Oedipus is not aware of his own deed that he has committed. He ran away from whom he thought to be his parents and walloped into his real ones who had ordered him to be dead at his birth. If he knew his own truth he would never have attempted to escape from his so-called parents’ house. He is blinded to his own life until the blind clairvoyant Tiresias shows him his own reality. Oedipus adversely gauges his own eyes so that he can see what he could not before. His name which means “swollen ankle” is the only sign on which he could have initially paid heed. He got his name from a childhood injury which gave him a limp. He never questioned his defect and ultimately becomes weaker than a blind seer who can tell the future based on his knowledge (Sophocles 1996). In “the Comedy of Errors” everything which threatens hilarity is dissolved towards the end of the play. The “errors” are eventually explained in detail and resolved without disorder but the initial confusion leaves the reader to wonder what will happen next. This anticipation through the dark issues in the play such as Duke Solinus’ despotic legalism in the beginning ends with his fatherly resolution. Dromios, the poor slaves end up forgetting the beatings and bashing they receive during the climax of the play from the twin Antipholus of Ephesus (Shakespeare 1926).
Both the plays “Oedipus the King” and “The Comedy of Errors” are driven by a natural force and narrate a story of a people in distress. There is a clear demarcation between their tone and motif.
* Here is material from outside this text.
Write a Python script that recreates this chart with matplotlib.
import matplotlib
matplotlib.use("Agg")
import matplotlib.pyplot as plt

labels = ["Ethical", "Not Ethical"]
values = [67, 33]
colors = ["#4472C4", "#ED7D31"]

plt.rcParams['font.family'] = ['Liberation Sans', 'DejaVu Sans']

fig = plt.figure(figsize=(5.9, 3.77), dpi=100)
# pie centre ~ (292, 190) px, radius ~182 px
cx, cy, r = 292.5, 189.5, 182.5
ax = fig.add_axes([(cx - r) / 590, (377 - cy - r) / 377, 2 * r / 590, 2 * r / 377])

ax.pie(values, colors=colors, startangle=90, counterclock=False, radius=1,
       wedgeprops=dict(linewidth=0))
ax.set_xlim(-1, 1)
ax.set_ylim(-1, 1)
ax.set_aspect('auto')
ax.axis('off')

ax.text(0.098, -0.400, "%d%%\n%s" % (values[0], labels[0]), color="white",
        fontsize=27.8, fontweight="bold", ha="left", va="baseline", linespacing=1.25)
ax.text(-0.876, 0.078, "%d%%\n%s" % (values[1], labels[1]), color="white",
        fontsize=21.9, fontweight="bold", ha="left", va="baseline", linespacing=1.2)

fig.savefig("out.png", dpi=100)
While the theme of blindness captures the former play, the latter is about love and felicity. The way the characters deal with the situation they are faced with is also different. In Sophocles’ play the beginning has certain murkiness about it while the title of Shakespeare’s play leaves the audience in a much softer mood from the moment they play is enacted. There is a sense of relief as “the Comedy of Errors” concludes: Let’s go hand in hand, not one before another. (Shakespeare V.i). Oedipus is left with no choice but to face a decline in his fame as he is recalled by the chorus “Look ye, countrymen and Thebans, this is Oedipus the great,
He who knew the Sphinxs riddle and was mightiest in our state…Now, in what a sea of troubles sunk and overwhelmed he lies!…Wait till free from pain and sorrow he has gained his final rest” (Sophocles 1996). The audience is saddened by this ill-fated story as if it happened right under their nose.
Work Cited
Shakespeare, William, and Robert D. French. The Comedy of Errors. New Haven: Yale University Press ; [etc., 1926. Print.
Sophocles, and R D. Dawe. Oedipus Rex. Stutgardiae: B.G. Teubner, 1996. Print.